Jasper: Rules allow video recording

CONCORD – A libertarian activist and self-styled journalist says the law was broken when he was prohibited from recording a public hearing.

David Ridley, a member of the Free State Project, was asked to leave a House Finance Committee work session on Monday when members of the committee became uncomfortable by his actions.

The Free State Project is a libertarian effort to change New Hampshire’s politics by having like-minded people move to the state and become involved in government.

Ridley didn’t respond to a request for comment on Tuesday, but said in an email that this is the first time hasn’t been allowed to record a public meeting in Concord.

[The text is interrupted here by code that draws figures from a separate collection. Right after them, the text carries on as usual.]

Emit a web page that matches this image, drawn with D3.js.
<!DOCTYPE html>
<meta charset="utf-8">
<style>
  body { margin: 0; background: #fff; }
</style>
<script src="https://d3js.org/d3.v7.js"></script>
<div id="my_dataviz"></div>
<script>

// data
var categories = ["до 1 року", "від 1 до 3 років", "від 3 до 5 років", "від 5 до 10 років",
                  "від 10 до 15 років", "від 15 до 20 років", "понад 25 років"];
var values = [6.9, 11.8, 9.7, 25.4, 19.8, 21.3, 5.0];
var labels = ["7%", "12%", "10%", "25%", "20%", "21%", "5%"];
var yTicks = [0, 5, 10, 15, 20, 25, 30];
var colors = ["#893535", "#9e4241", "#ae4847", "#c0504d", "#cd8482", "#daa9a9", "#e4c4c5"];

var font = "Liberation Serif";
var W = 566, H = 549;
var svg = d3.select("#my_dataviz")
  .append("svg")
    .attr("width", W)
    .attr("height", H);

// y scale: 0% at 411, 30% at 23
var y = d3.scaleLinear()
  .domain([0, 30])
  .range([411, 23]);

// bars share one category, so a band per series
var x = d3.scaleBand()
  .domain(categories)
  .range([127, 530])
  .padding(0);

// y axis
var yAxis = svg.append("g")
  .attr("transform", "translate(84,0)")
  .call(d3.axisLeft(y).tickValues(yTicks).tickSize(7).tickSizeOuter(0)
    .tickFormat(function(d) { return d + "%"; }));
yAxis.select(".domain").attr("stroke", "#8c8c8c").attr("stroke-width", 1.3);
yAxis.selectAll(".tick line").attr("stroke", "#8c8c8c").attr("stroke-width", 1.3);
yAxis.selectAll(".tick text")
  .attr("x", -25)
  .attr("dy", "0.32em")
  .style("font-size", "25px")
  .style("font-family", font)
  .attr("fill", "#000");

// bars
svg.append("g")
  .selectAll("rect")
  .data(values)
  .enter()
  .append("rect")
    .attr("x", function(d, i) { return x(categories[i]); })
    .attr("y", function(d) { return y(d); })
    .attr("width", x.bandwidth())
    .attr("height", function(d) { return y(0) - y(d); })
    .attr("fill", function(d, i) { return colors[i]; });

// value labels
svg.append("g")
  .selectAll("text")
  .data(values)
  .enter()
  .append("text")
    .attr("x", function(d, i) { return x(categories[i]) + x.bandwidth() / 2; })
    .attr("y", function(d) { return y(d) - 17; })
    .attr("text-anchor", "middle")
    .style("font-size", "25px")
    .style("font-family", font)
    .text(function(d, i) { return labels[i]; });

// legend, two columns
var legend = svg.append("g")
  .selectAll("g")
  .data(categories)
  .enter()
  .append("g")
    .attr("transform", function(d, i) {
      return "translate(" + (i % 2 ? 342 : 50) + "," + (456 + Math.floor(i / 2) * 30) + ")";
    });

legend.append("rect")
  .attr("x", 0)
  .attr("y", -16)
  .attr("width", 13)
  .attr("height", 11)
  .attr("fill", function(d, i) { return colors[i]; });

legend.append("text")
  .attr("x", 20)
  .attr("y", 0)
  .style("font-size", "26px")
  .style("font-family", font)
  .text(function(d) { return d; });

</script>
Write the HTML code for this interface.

“In roughly 40 camera-wielding visits to the House complex this is the first time I can recall ever being ordered not to film inside a scheduled meeting … with the exception of Party caucuses,” Ridley wrote.

Lynne Ober, the Hudson Republican representative who chaired the hearing, said Ridley was asked to leave mainly because he was yelling and interrupting the work session.

“I don’t know what was wrong with him,” she said.

Ober said that people who are disruptive at public hearings are asked to calm down or step outside. She said a couple of the other members of the committee were unnerved by Ridley’s action of video recording the hearing, and she asked him to stop.

Ober said she isn’t sure of the rules for videotaping, but said it would’ve been common courtesy for Ridley to have stopped the recording when asked.

The video shows Ober asking Ridley to stop video recording. He then speaks loudly and interrupts, demanding an explanation. One member tells Ridley the House rule allows the committee members to ask him to stop the recording. A House security officer also tells Ridley that House rules mean he can be asked to stop the recording.

House Speaker Shawn Jasper, R-Hudson, speaking in general and not about this incident, said there is no House rule that keeps any member of the public from recording a public hearing or work session.

“We do allow recording,” Jasper said. “I’m not aware that we have any prohibition on that.”

Jasper said people can be asked to leave if they’re being disruptive to the process, but that as a whole, people can make recordings in the Statehouse, except for caucus meetings.

Ridley said that being asked to stop recording is a violation of the New Hampshire Constitution. He said he never intended to be at the meeting for long in the first place.

“I had planned to only spend about 3 minutes in the meeting itself and leave with maybe 35 seconds worth of video of it … just enough to show people what the meeting looked like,” Ridley wrote. “The questionable restrictions made the meeting itself suddenly interesting.”